SQUIRLS: Finding splice variants of clinical importance

A concept image of a genetic mutation in a strand of DNA

Whole exome and whole genome sequencing have greatly improved the diagnosis of Mendelian disorders and diseases. And it’s getting better, as the diagnostic yield has improved from 16%-25% in early studies to 35%-60% currently, sparing many patients and families from a long and arduous diagnostic odyssey to find the root cause of disease. 

Nonetheless, a high proportion of cases still remain unresolved, underscoring the need for better tools for finding disease-causing genetic variants. A recent paper presents a new algorithm, named SQUIRLS, that provides accurate, automated detection of variants that affect mRNA splicing, which underlie many Mendelian disorders. 

When a messenger RNA (mRNA) is first transcribed from its DNA code, it carries the information needed to make a functional protein, but not in final form. After it exits the nucleus as a pre-mRNA, and before it’s translated to a protein by a ribosome, it undergoes what is known as the splicing process. Certain segments (introns) are deleted and others (exons) are retained, and the remaining exons are spliced together into a mature mRNA transcript that will yield a protein with the correct amino acid sequence. 

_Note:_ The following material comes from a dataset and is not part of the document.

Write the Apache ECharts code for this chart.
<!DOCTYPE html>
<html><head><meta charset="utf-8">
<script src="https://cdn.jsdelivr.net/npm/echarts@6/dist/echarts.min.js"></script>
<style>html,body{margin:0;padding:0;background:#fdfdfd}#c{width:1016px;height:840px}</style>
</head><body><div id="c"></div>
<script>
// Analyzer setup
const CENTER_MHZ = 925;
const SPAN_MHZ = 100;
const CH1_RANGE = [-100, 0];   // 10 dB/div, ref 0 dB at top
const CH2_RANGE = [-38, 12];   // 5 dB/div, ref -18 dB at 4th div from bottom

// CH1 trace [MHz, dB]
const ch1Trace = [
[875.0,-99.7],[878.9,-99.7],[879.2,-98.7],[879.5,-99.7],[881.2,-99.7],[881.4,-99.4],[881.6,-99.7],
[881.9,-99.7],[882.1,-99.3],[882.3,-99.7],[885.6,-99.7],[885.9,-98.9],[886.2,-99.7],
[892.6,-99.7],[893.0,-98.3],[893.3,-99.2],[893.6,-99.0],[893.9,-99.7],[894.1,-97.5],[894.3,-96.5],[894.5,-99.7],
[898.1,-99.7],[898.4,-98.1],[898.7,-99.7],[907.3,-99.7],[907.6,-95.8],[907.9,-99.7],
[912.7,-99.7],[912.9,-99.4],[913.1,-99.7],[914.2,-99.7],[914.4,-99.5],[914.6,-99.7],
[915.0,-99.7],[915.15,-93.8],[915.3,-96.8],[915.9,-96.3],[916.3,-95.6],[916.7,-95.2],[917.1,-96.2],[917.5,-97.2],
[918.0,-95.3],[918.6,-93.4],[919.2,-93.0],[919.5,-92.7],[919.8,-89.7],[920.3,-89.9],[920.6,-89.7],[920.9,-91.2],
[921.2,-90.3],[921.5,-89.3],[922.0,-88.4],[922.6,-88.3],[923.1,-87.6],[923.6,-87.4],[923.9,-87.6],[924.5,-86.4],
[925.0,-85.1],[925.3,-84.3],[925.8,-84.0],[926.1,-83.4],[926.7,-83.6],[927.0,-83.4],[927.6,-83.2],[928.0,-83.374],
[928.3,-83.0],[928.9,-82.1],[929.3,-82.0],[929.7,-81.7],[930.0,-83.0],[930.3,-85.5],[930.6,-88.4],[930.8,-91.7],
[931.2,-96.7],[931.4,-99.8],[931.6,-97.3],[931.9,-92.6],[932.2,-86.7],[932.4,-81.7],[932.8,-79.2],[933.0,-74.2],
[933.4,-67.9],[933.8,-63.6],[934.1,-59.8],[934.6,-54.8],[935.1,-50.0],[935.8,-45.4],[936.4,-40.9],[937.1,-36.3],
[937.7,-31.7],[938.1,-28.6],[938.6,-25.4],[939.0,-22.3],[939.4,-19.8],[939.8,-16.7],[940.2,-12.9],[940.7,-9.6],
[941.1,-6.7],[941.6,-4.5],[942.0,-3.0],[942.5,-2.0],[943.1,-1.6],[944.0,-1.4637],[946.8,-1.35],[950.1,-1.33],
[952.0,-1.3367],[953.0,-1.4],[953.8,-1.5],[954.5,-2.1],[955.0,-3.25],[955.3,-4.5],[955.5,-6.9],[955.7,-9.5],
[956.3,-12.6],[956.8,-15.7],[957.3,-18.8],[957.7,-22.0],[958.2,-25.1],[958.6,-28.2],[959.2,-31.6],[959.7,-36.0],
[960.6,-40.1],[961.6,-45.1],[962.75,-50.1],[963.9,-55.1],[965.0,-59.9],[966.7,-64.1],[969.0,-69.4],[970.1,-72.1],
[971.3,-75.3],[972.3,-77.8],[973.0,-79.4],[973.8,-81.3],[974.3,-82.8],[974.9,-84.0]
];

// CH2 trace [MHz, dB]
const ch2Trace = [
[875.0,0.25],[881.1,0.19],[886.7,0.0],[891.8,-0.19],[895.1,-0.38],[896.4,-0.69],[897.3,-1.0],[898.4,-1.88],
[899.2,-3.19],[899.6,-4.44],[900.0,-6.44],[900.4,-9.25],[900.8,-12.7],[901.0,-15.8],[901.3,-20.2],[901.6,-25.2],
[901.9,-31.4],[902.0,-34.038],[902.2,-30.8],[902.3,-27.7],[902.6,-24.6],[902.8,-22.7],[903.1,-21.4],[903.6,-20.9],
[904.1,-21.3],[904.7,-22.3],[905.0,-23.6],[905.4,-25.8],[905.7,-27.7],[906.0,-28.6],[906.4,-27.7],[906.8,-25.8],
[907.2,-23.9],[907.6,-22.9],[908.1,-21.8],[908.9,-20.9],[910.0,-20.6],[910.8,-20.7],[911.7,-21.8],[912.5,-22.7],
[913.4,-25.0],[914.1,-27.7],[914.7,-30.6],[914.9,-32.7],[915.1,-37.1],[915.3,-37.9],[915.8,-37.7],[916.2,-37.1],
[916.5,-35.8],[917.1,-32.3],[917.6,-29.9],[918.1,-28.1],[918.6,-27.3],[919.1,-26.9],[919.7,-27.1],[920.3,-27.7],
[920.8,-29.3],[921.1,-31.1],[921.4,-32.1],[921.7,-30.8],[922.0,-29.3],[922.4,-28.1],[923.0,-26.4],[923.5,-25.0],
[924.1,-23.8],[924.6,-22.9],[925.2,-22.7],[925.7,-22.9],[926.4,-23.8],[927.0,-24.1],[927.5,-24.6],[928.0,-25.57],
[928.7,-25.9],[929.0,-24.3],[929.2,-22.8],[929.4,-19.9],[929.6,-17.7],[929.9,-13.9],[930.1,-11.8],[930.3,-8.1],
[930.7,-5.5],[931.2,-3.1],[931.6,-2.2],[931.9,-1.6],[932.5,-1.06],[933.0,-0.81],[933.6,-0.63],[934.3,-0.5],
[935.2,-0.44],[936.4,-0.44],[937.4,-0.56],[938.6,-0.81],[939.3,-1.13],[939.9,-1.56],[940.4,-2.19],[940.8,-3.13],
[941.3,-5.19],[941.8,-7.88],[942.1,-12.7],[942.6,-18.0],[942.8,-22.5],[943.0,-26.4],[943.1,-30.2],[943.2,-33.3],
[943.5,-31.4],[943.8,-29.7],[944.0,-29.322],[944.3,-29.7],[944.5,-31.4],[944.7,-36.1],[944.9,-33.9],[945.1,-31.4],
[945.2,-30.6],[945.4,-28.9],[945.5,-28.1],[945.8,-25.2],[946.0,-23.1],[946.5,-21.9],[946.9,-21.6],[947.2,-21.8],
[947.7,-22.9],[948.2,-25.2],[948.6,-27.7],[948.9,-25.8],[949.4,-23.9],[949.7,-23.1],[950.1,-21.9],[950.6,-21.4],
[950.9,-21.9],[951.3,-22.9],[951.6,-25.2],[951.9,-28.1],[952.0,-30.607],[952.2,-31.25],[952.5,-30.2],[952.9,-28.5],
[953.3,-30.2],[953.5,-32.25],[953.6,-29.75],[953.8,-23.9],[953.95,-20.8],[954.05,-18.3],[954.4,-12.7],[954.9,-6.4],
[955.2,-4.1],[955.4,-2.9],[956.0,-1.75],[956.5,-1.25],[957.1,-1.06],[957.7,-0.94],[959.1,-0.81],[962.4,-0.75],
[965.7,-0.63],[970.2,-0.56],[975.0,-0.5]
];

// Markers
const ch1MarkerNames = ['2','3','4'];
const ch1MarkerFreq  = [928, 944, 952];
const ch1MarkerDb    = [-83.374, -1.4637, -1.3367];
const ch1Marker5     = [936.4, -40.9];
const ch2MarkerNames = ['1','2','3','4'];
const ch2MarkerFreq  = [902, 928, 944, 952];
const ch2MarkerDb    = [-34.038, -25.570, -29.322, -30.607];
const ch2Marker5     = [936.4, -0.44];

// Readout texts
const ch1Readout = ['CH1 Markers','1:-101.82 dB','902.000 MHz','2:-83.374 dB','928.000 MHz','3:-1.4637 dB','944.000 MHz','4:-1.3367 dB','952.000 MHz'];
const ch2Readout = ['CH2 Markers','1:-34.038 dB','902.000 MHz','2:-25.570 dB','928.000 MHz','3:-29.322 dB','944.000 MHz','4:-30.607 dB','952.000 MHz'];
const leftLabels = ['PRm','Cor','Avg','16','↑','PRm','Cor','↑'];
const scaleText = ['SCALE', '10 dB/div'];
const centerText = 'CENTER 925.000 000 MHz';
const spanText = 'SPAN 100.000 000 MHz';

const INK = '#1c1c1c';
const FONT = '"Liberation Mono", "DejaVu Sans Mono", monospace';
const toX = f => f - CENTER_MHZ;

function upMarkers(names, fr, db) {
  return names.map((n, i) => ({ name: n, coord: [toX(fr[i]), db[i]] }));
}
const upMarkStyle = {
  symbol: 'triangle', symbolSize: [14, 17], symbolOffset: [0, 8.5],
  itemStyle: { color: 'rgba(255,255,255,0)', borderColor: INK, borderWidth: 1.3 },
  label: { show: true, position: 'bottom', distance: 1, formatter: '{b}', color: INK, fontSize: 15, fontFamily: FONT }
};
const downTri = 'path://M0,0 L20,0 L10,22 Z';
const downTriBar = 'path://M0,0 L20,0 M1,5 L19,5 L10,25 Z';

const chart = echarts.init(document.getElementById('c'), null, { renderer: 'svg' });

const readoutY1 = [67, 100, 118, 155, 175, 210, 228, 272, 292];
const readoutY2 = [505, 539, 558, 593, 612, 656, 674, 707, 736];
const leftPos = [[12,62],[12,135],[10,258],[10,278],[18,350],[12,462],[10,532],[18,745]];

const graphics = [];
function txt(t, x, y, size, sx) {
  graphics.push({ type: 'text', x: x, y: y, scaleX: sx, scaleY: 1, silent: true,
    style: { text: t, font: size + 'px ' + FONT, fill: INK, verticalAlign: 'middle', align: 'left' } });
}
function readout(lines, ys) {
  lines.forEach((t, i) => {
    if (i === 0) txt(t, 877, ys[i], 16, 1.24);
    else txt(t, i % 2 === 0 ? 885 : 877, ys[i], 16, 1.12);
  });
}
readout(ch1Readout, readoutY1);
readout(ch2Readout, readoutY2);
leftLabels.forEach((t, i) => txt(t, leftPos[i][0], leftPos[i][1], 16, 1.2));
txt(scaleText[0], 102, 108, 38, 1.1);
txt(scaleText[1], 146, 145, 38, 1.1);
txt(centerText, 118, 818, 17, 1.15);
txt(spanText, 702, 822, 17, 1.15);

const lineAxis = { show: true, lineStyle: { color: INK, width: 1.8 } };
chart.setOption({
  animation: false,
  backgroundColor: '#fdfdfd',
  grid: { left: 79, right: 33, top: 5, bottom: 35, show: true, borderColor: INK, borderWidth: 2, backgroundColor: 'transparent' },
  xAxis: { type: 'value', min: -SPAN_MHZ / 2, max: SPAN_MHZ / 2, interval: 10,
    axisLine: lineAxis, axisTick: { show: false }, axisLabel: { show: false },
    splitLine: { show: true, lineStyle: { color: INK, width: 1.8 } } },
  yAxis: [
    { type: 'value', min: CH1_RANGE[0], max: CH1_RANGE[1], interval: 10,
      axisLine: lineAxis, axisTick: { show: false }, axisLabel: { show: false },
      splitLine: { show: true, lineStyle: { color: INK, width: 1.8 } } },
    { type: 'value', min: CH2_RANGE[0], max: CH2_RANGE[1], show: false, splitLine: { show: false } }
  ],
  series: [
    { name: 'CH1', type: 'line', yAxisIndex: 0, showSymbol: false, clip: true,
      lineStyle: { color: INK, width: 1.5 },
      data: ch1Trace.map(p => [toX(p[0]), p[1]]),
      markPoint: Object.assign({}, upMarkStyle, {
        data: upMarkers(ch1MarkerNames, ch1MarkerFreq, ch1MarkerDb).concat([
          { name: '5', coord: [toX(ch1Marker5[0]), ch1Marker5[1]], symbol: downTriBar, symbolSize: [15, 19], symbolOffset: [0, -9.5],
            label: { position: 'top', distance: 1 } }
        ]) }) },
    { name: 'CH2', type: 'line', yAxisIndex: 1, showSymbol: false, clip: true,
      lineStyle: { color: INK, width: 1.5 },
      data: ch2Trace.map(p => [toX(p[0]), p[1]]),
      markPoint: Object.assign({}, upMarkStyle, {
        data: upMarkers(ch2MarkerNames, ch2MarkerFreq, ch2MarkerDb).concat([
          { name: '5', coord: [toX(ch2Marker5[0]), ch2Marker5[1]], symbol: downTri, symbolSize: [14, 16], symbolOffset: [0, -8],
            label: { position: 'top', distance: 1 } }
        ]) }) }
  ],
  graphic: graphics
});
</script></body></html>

Splicing is tightly controlled, but mutations and other variations in the DNA sequence may disrupt it. Defective splicing can lead to skipped exons, included introns and other errors in the mRNA transcript that is translated. The resulting protein is unlikely to function properly, potentially leading to disease. In fact, research has shown that at least 15 percent of all disease-causing genetic variants are ones that affect pre-mRNA splicing. It is therefore vital to identify and interpret variants in the DNA sequences that alter splicing as part of clinical sequencing and diagnostics. 

Automating splice variant detection

Certain splice-altering variants are relatively easy to identify, occurring in two-base sequences at either end of introns. These “canonical” AG/GT sequences are highly conserved, meaning that they remain the same across proteins and even between species, and any change to them is a red flag in diagnostic whole genome or whole exome sequence analysis. But there are many other genetic variants at other locations within the genome that affect splicing function. These non-canonical variants are far more difficult to identify and associate with a disease diagnosis. 

To address the problem, a team led by Jackson Laboratory (JAX) Professor  Peter Robinson, M.D., M.SDevelops algorithms and software for the analysis of exome and genome sequences. Peter Robinson ,M.D., MSc., and Associate Computational Scientist Daniel Danis, Ph.D.I work on development of new algorithms designed to analyze big data to enable precision medicineDaniel Danis , Ph.D., used machine learning and datasets of splice variants associated with Mendelian (single-gene, inherited) disorders to develop a new algorithm to improve the diagnostic process. In “Interpretable prioritization of splice variants in diagnostic next-generation sequencing,” a paper published in the American Journal of Human Genetics, the researchers present “super quick information-content random-forest learning of splice variants,” or SQUIRLS. 

SQUIRLS’ evaluation of a variant in the coding sequence of the MLH1 gene identifies a cryptic donor splice site generated by the variant. The cryptic splice site leads to the removal of 31 nucleotides from the transcript and thereby disrupts the function of MLH1.

SQUIRLS was trained on a large dataset of non-canonical splice-affecting variants, and as such performs particularly well in identifying difficult-to-classify variants located outside the canonical sequences. Using a test dataset, the team demonstrated that SQUIRLS matches or outperforms four previously published algorithms and methods in assessing and prioritizing splice variants in clinical sequence data. SQUIRLS can be used either on its own or as part of a diagnostic exome/genome pipeline to improve causal splice variant recognition. 

Importantly, it also outputs results with visualizations and assessments of each feature, allowing users to quickly see how SQUIRLS prioritized the variants, a necessity for busy clinical workplaces. 

Genomic medicine

Initiatives such as the UK 100,000 Genomes project are making genomic medicine part of everyday healthcare and expanding the use of genome data in rare disease diagnosis. It is therefore crucial to continue to improve diagnostic yields while maximizing speed, efficiency, and ease of use. SQUIRLS represents an important step forward for the Mendelian disorder diagnostic toolkit, providing fast, accurate analysis of splice-affecting variants that were previously difficult to assess.